Tobu was getting second thoughts, partly because the Mita line took a slightly circuitous route to central Tokyo, but also because it wouldn't pass through Ikebukuro - Tobu had their terminal there, and thus, like most japanese major private railways had a significant commercial presence. Having direct trough-services between the Tojo Line and the Mita line would have given passengers a more direct link to shopping areas in central Tokyo, such as high-end Ginza, effectively self-hurting their own department stores businness in Ikebukuro.
Around the same time, the president of Seibu Railway, which also had a major railway line terminating in Ikebukuro, used his considerable financial and political power to change the planned route of what would later become the Yurakucho line to pass through Ikebukuro, and to evenutally connect with the Seibu Ikebukuro line.
As soon as this change was finalized and approved Tobu jumped ship, announcing their intentions to connect the Tojo line to the Yurakucho line as well (in what would eventually become the intricated mess of the Yurakucho and Fukutoshin Lines), and basically told Toei to go screw themselves.
Toei (and thus by extension, the Tokyo Metropolitan Government) predictably protested vociferously, but the national government told them to stay put.

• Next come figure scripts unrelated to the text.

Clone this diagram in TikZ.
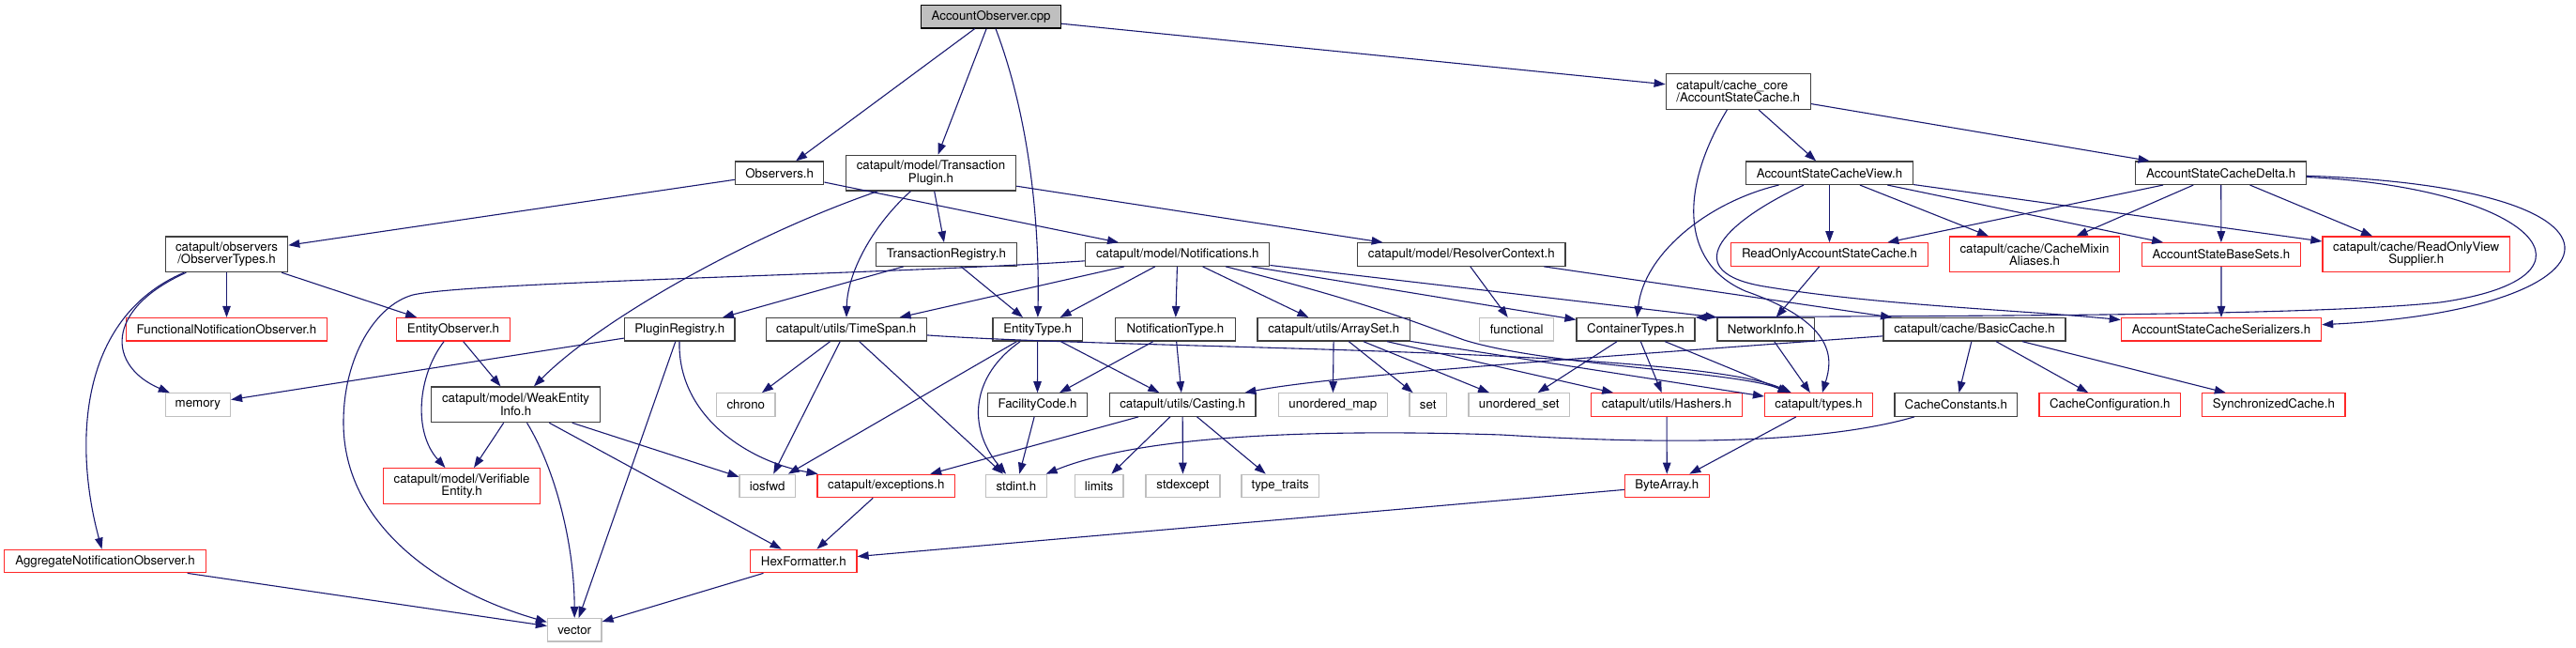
\documentclass[tikz,border=0pt]{standalone}
\usepackage{fontspec}
\setmainfont{TeX Gyre Heros}
\usetikzlibrary{arrows.meta}
\definecolor{edgec}{RGB}{25,25,112}
\definecolor{dgray}{RGB}{64,64,64}
\definecolor{lgray}{RGB}{191,191,191}
\definecolor{rbord}{RGB}{255,40,40}
\newcommand{\nodefnt}{\fontsize{13.3pt}{13.3pt}\selectfont}
\begin{document}
\begin{tikzpicture}[x=1pt,y=-1pt,
  box/.style={draw=dgray, line width=1.2pt, fill=white, inner sep=0pt, minimum height=24.5pt, align=center, font=\nodefnt},
  redbox/.style={box, draw=rbord},
  sysbox/.style={box, draw=lgray},
  tall/.style={minimum height=37.7pt},
  dep/.style={draw=edgec, line width=1.1pt, -{Triangle[length=12pt,width=8.5pt]}}]
\useasboundingbox (0,0) rectangle (2745,689);
% row 0
\node[box, fill=lgray, draw=black, minimum width=148.6pt] (aoc) at (1056.1,17.7) {AccountObserver.cpp};
% row 1
\node[box, tall, minimum width=154pt, align=left] (asc) at (1852.2,97.5) {catapult/cache\_core\\/AccountStateCache.h};
\node[box, minimum width=94.2pt] (obs) at (830.7,184.3) {Observers.h};
\node[box, tall, minimum width=181.3pt] (tp) at (992,184.2) {catapult/model/Transaction\\Plugin.h};
\node[box, minimum width=178.2pt] (view) at (1949.5,184.2) {AccountStateCacheView.h};
\node[box, minimum width=181.7pt] (delta) at (2366.7,184.2) {AccountStateCacheDelta.h};
% row 2
\node[box, tall, minimum width=130.4pt] (ot) at (241.5,270.8) {catapult/observers\\/ObserverTypes.h};
\node[box, minimum width=149.5pt] (treg) at (1008.4,271) {TransactionRegistry.h};
\node[box, minimum width=196pt] (notif) at (1254.8,271) {catapult/model/Notifications.h};
\node[box, minimum width=221.4pt] (rc) at (1557.3,271) {catapult/model/ResolverContext.h};
\node[redbox, minimum width=210.2pt] (roasc) at (1949.5,271) {ReadOnlyAccountStateCache.h};
\node[redbox, tall, minimum width=180.8pt] (mixin) at (2168,270.8) {catapult/cache/CacheMixin\\Aliases.h};
\node[redbox, minimum width=168.8pt] (basesets) at (2366.9,271) {AccountStateBaseSets.h};
\node[redbox, tall, minimum width=199.6pt] (rovs) at (2574.7,270.8) {catapult/cache/ReadOnlyView\\Supplier.h};
% row 3
\node[redbox, minimum width=214.3pt] (fno) at (241.5,350.8) {FunctionalNotificationObserver.h};
\node[redbox, minimum width=120.5pt] (eo) at (483,350.8) {EntityObserver.h};
\node[box, minimum width=117.5pt] (preg) at (724.3,350.8) {PluginRegistry.h};
\node[box, minimum width=170.9pt] (ts) at (901.7,350.8) {catapult/utils/TimeSpan.h};
\node[box, minimum width=95.1pt] (et) at (1105.6,350.8) {EntityType.h};
\node[box, minimum width=127.7pt] (nt) at (1252.4,350.8) {NotificationType.h};
\node[box, minimum width=162.3pt] (as) at (1421.2,350.8) {catapult/utils/ArraySet.h};
\node[sysbox, minimum width=79pt] (func) at (1616.2,350.8) {functional};
\node[box, minimum width=126pt] (ct) at (1743,350.8) {ContainerTypes.h};
\node[box, minimum width=103.3pt] (ni) at (1881.7,350.8) {NetworkInfo.h};
\node[box, minimum width=194pt] (bc) at (2104,350.8) {catapult/cache/BasicCache.h};
\node[redbox, minimum width=213.3pt] (ser) at (2367,350.8) {AccountStateCacheSerializers.h};
% row 4
\node[sysbox, minimum width=69.2pt] (mem) at (210.9,431) {memory};
\node[box, tall, minimum width=179.5pt] (wei) at (549.6,430.8) {catapult/model/WeakEntity\\Info.h};
\node[sysbox, minimum width=62.5pt] (chrono) at (794.8,431) {chrono};
\node[box, minimum width=106.3pt] (fc) at (1105.5,431) {FacilityCode.h};
\node[box, minimum width=155.8pt] (cast) at (1260.1,431) {catapult/utils/Casting.h};
\node[sysbox, minimum width=116.1pt] (umap) at (1420.3,431) {unordered\_map};
\node[sysbox, minimum width=39.3pt] (set) at (1521.7,431) {set};
\node[sysbox, minimum width=107.6pt] (uset) at (1618.7,431) {unordered\_set};
\node[redbox, minimum width=160.7pt] (hash) at (1776,431) {catapult/utils/Hashers.h};
\node[redbox, minimum width=114.8pt] (types) at (1937.9,431) {catapult/types.h};
\node[box, minimum width=130.5pt] (cc) at (2084.3,431) {CacheConstants.h};
\node[redbox, minimum width=150.5pt] (cconf) at (2248.3,431) {CacheConfiguration.h};
\node[redbox, minimum width=152.2pt] (sync) at (2422.9,431) {SynchronizedCache.h};
% row 5
\node[redbox, tall, minimum width=166.5pt] (ve) at (492.1,517.5) {catapult/model/Verifiable\\Entity.h};
\node[sysbox, minimum width=59.4pt] (iosfwd) at (817.7,517.5) {iosfwd};
\node[redbox, minimum width=146.5pt] (exc) at (944.3,517.5) {catapult/exceptions.h};
\node[sysbox, minimum width=64.8pt] (stdint) at (1082.9,517.5) {stdint.h};
\node[sysbox, minimum width=51.8pt] (limits) at (1171.1,517.5) {limits};
\node[sysbox, minimum width=79pt] (stdexcept) at (1260.5,517.5) {stdexcept};
\node[sysbox, minimum width=82.6pt] (tt) at (1364.2,517.5) {type\_traits};
\node[redbox, minimum width=89.8pt] (ba) at (1776.3,517.5) {ByteArray.h};
% row 6
\node[redbox, minimum width=214.3pt] (agg) at (112,597.5) {AggregateNotificationObserver.h};
\node[redbox, minimum width=113.4pt] (hex) at (856.3,597.5) {HexFormatter.h};
% row 7
\node[sysbox, minimum width=57.5pt] (vector) at (612.2,670.8) {vector};

% edges
\draw[dep] (aoc) -- (obs);
\draw[dep] (aoc) -- (tp);
\draw[dep] (aoc) .. controls (1095,120) and (1108,230) .. (et);
\draw[dep] (aoc) -- (asc);
\draw[dep] (obs) -- (ot);
\draw[dep] (obs) -- (notif);
\draw[dep] (tp) .. controls (800,250) and (640,340) .. (wei);
\draw[dep] (tp) .. controls (930,240) and (903,290) .. (ts);
\draw[dep] (tp) -- (treg);
\draw[dep] (tp) -- (rc);
\draw[dep] (treg) -- (preg);
\draw[dep] (treg) -- (et);
\draw[dep] (notif) .. controls (950,292) and (500,300) .. (440,314) .. controls (400,325) and (366,380) .. (366,450) .. controls (366,560) and (470,630) .. (vector);
\draw[dep] (notif) -- (ts);
\draw[dep] (notif) -- (et);
\draw[dep] (notif) -- (nt);
\draw[dep] (notif) -- (as);
\draw[dep] (notif) -- (ct);
\draw[dep] (notif) -- (ni.north west);
\draw[dep] (notif) .. controls (1450,320) and (1500,340) .. (1560,362) .. controls (1650,390) and (1850,395) .. (types);
\draw[dep] (ot) -- (fno);
\draw[dep] (ot) -- (eo);
\draw[dep] (ot) .. controls (110,330) and (115,390) .. (mem);
\draw[dep] (ot) .. controls (80,340) and (80,480) .. (agg);
\draw[dep] (eo) -- (wei);
\draw[dep] (eo) .. controls (445,400) and (440,460) .. (ve);
\draw[dep] (preg) -- (mem);
\draw[dep] (preg) -- (vector);
\draw[dep] (preg) .. controls (722,445) and (800,492) .. (exc);
\draw[dep] (ts) -- (chrono);
\draw[dep] (ts) -- (iosfwd);
\draw[dep] (ts) -- (stdint);
\draw[dep] (ts) .. controls (1200,372) and (1800,370) .. (types);
\draw[dep] (et) -- (iosfwd);
\draw[dep] (et) .. controls (1035,400) and (1030,455) .. (stdint);
\draw[dep] (et) -- (fc);
\draw[dep] (et) -- (cast);
\draw[dep] (nt) -- (fc);
\draw[dep] (nt) -- (cast);
\draw[dep] (fc) -- (stdint);
\draw[dep] (cast) -- (exc);
\draw[dep] (cast) -- (limits);
\draw[dep] (cast) -- (stdexcept);
\draw[dep] (cast) -- (tt);
\draw[dep] (exc) -- (hex);
\draw[dep] (hex) -- (vector);
\draw[dep] (wei) -- (ve);
\draw[dep] (wei) -- (iosfwd);
\draw[dep] (wei) -- (hex);
\draw[dep] (wei) .. controls (592,500) and (612,580) .. (vector);
\draw[dep] (agg) -- (vector);
\draw[dep] (as) -- (umap);
\draw[dep] (as) -- (set);
\draw[dep] (as) -- (uset);
\draw[dep] (as) -- (hash);
\draw[dep] (as) -- (types);
\draw[dep] (ct) -- (uset);
\draw[dep] (ct) -- (hash);
\draw[dep] (ct) -- (types);
\draw[dep] (ni) -- (types);
\draw[dep] (rc) -- (func);
\draw[dep] (rc) -- (bc);
\draw[dep] (asc) -- (view);
\draw[dep] (asc) -- (delta);
\draw[dep] (asc) .. controls (1790,200) and (1790,280) .. (1860,310) .. controls (1960,345) and (1952,385) .. (types);
\draw[dep] (view) .. controls (1820,215) and (1752,270) .. (ct);
\draw[dep] (view) -- (roasc);
\draw[dep] (view) .. controls (1830,240) and (1790,290) .. (1880,305) .. controls (2000,325) and (2150,330) .. (ser);
\draw[dep] (view) -- (mixin);
\draw[dep] (view) -- (basesets);
\draw[dep] (view) -- (rovs);
\draw[dep] (delta) -- (roasc);
\draw[dep] (delta) -- (mixin);
\draw[dep] (delta) -- (basesets);
\draw[dep] (delta) -- (rovs);
\draw[dep] (delta) .. controls (2840,200) and (2800,330) .. (ser);
\draw[dep] (delta) .. controls (2700,200) and (2790,295) .. (2600,322) .. controls (2450,338) and (2000,336) .. (ct.north east);
\draw[dep] (basesets) -- (ser);
\draw[dep] (roasc) -- (ni);
\draw[dep] (bc) -- (cc);
\draw[dep] (bc) -- (cconf);
\draw[dep] (bc) -- (sync);
\draw[dep] (bc) .. controls (1700,380) and (1420,400) .. (cast);
\draw[dep] (cc) .. controls (1950,470) and (1800,475) .. (1600,463) .. controls (1350,455) and (1200,470) .. (stdint);
\draw[dep] (hash) -- (ba);
\draw[dep] (types) -- (ba);
\draw[dep] (ba) -- (hex);
\end{tikzpicture}
\end{document}
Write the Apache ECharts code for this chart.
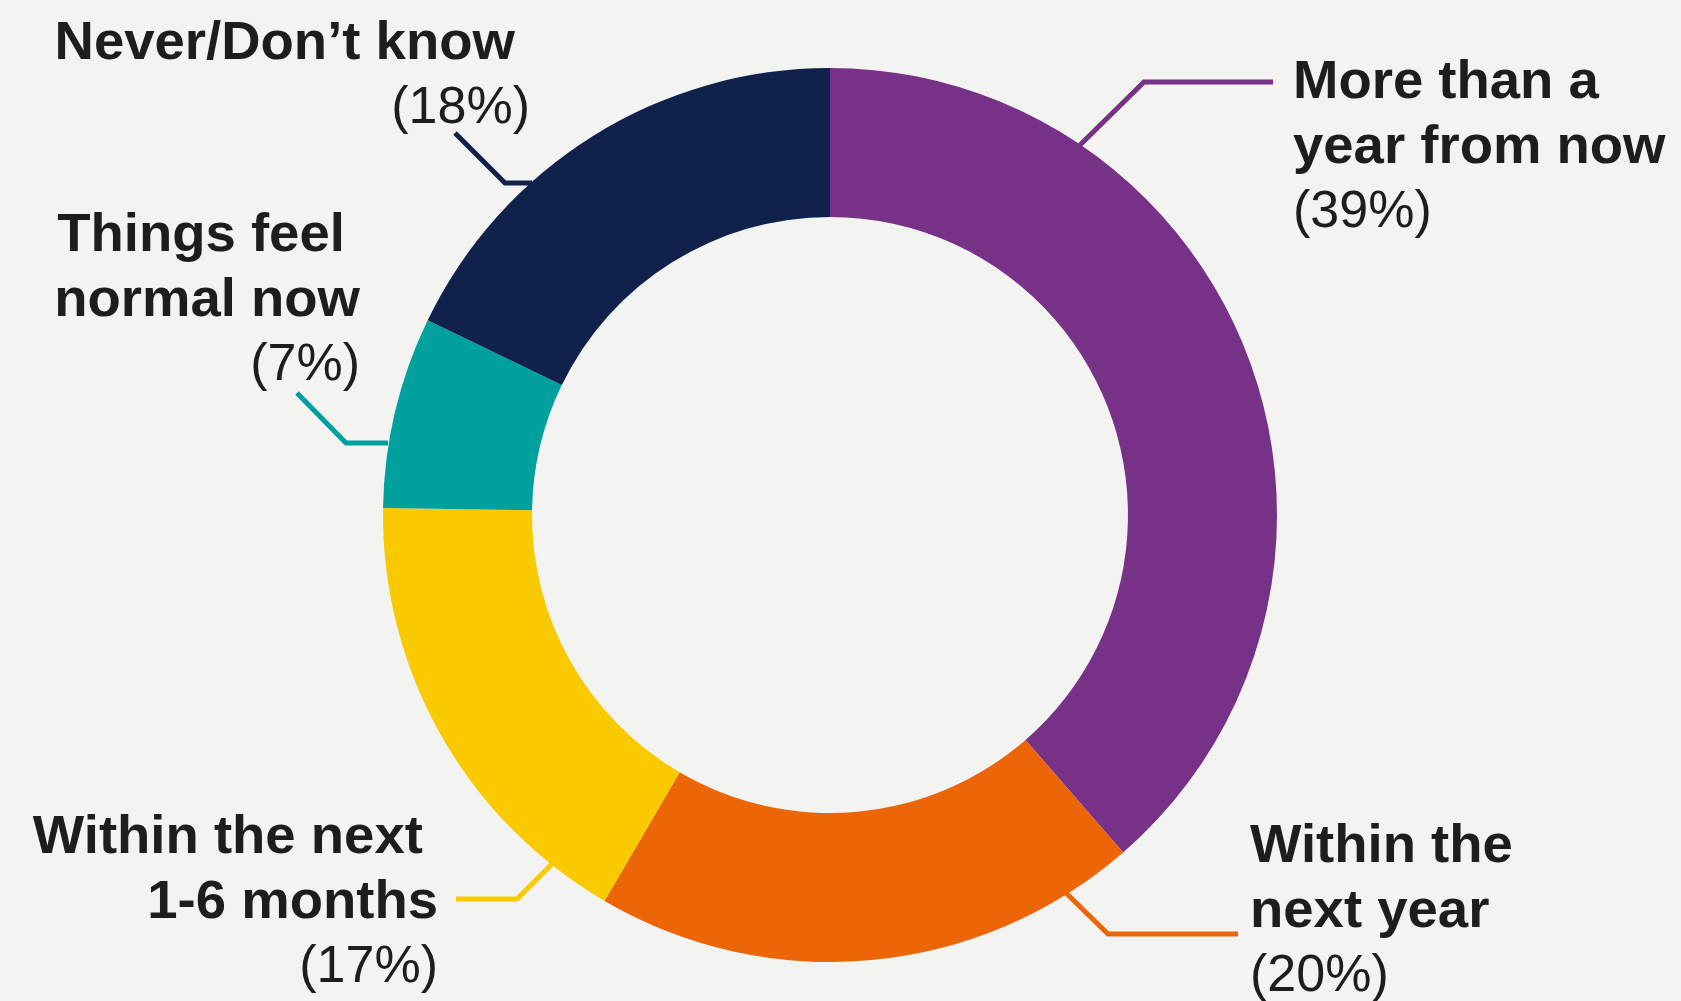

As a result, Toei was left with a subway line that was fully compatible with a commuter line that it was intended to connect to, but remained orphaned of trough-services possibilities at both ends of the Line.
Depsite this, Toei Subway soldered on, remaining open for eventual trough-service openings. The Mita Line was extended southwards to Hibiya on the 30th of June 1972, ending the "temporary isolation" to the line and it's proper integration into the Tokyo subway network. For this extension another batch of 6000 Series trains, built by Alna Koki and Nippon Sharyo with Hitachi equipment, formed as nine 6-car sets plus an additional 28 cars to lenghten the 1968 1st batch trains to six cars as well.
These new second batch trains fetaured a few improvements and changes - first of all, Toei (having gave up any hope for a start of trough-services with Tobu railway within reasonable time) had the new batch delivered with rollsigns devoid of Tobu station names. Secondly, the new trains were still unpainted stainless, but with a blue line instead, having been choosen as the Mita Line's colour to distinguish it from other subway lines.
The two liveries mixed up for some time, and for a brief period it was possible to spot "mixed formations" two "blue" 2nd-batch cars sandwitched in the middle of a 1st-batch "red" formation. Eventually within a year, all trains were repainted into the Mita Line blue livery (and Tobu station names were all removed from rollsign at the first scheduled maintainance).
On the 27th of November 1973 the line reached it's namesake Mita Station, the interchange with Toei's other subway line, the Asakusa Line. For this extension, another batch of 6000 Series trains was delivered, formed as three 6-car sets built by Alna Koki and essentially identical to 2nd batch ones built a year earlier.